L'agence américaine des médicaments s'est vu confier le pouvoir de déterminer l'efficacité et la sûreté des médicaments par le Congrès américain. Elle fait régulièrement appel à des experts indépendants, ses procédés sont très encadrés et ses décisions font souvent référence dans le monde. Aussi, le fait «qu'un juge remette en cause la conclusion d'experts de la FDA» serait non seulement «inapproprié» mais «sans précédent», a souligné Liz Borkowski.

La justice a déjà remis en cause certaines décisions de la FDA, mais cela ne concernait que l'interprétation de brevets. Lewis Grossman, un avocat ayant rédigé des arguments écrits versés au dossier devant la Cour suprême, est catégorique : il n'est jamais arrivé que des restrictions sur l'accès à un médicament soient imposées «à cause d'un désaccord avec les experts scientifiques». «Interpréter la science n'est pas du ressort de la justice, a insisté l'avocat.

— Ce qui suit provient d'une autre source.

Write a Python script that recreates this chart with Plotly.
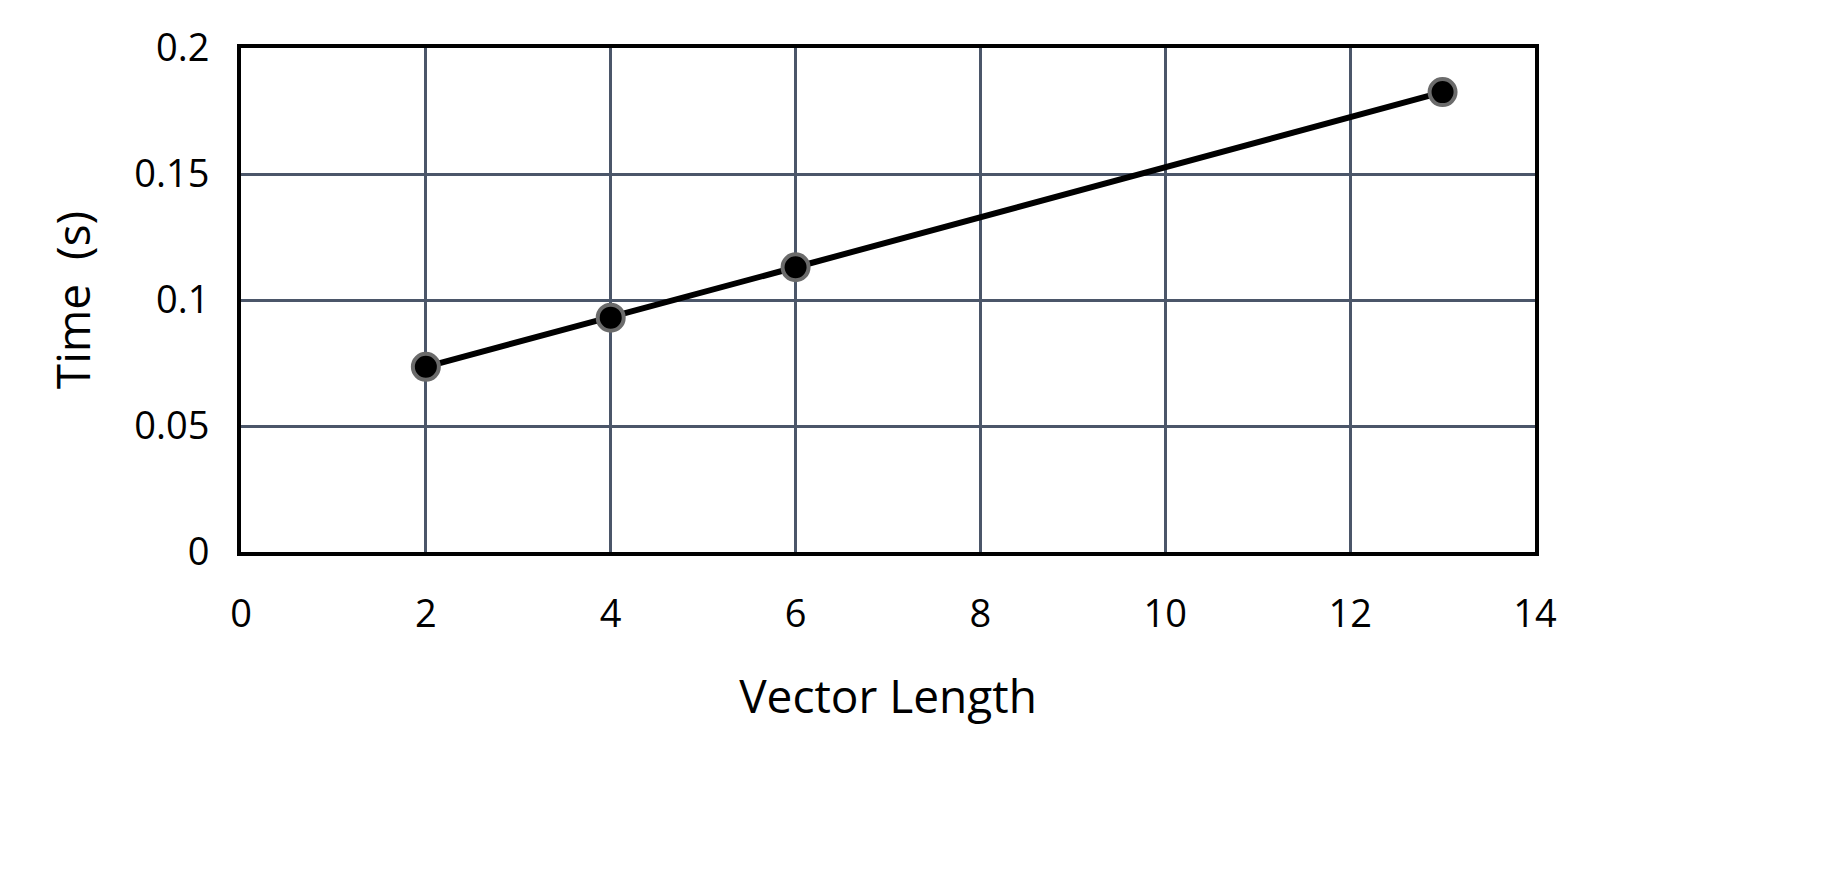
import plotly.graph_objects as go

vector_length = [2, 4, 6, 13]
time_s = [0.0735, 0.093, 0.113, 0.1825]

GRID = "#4b5669"

fig = go.Figure()
fig.add_trace(
    go.Scatter(
        x=vector_length,
        y=time_s,
        mode="lines+markers",
        line=dict(color="black", width=6),
        marker=dict(size=26, color="black", line=dict(color="#6b6b6b", width=4)),
        showlegend=False,
    )
)

fig.update_layout(
    width=1837,
    height=869,
    paper_bgcolor="white",
    plot_bgcolor="white",
    margin=dict(l=233, r=310, t=32, b=325),
    font=dict(family="Open Sans", color="black"),
)
fig.update_xaxes(
    range=[0, 14],
    dtick=2,
    showgrid=True,
    gridcolor=GRID,
    gridwidth=3,
    zeroline=False,
    showline=True,
    linecolor="black",
    linewidth=4,
    mirror=True,
    ticks="",
    ticklabelstandoff=25,
    tickfont=dict(size=38),
    title=dict(text="Vector Length", font=dict(size=46), standoff=45),
)
fig.update_yaxes(
    range=[0, 0.2],
    dtick=0.05,
    tickformat="~g",
    showgrid=True,
    gridcolor=GRID,
    gridwidth=3,
    zeroline=False,
    showline=True,
    linecolor="black",
    linewidth=4,
    mirror=True,
    ticks="",
    ticklabelstandoff=20,
    tickfont=dict(size=38),
    title=dict(text="Time  (s)", font=dict(size=46), standoff=30),
)

fig.write_html("out.html")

Pour justifier leur démarche, les anti-avortement arguent que la FDA aurait dû, en 2016, mener une étude regroupant tous les changements décidés, afin de les étudier ensemble. Mais Lewis Grossman assure que cette exigence est «inventée par les plaignants» et ne correspond pas à «la façon dont l'agence travaille habituellement».

Liz Borkowski ajoute qu'il existe «des décennies de preuves sur l'efficacité et la sûreté de la mifépristone». Si cette pilule «ne peut pas rester sur le marché telle quelle, avec ces montagnes de preuves, alors aucun médicament n'est sûr», a affirmé l'experte en santé publique.

L'innovation menacée

Dans des arguments également versés au dossier, des dizaines de patrons de groupes pharmaceutiques ont prévenu qu'une confirmation de la décision de la cour d'appel entraînerait «un niveau intolérable d'incertitude sur le processus d'autorisation des médicaments». Confrontées au risque judiciaire, les entreprises pourraient être moins enclines à innover, ce qui «affaiblirait le développement de traitements et les investissements», ont-ils plaidé.

Plus largement, toutes les décisions prises par l'administration pourraient être menacées et, dans ces conditions, on pourrait même imaginer qu'un laboratoire attaque un concurrent en justice pour garder le monopole sur le traitement d'une maladie, alertent les experts. Une perspective inquiétante qui, selon Liz Borkowski, pourrait mener à un «problème de santé publique majeur».

Comme le rappelle le Washington Post, le président américain, Joe Biden, s'est engagé à défendre l'accès à la mifépristone à plusieurs reprises. Si la Cour suprême autorise le maintien de la réglementation actuelle concernant cette pilule abortive, la Maison Blanche pourra donc revendiquer une victoire juridique.

La décision inverse sera inévitablement utilisée par les démocrates pour mobiliser les électeurs mais, d'après un sondage Washington Post-ABC News réalisé en mai 2023, deux tiers des Américains estiment que la mifépristone devrait rester sur le marché.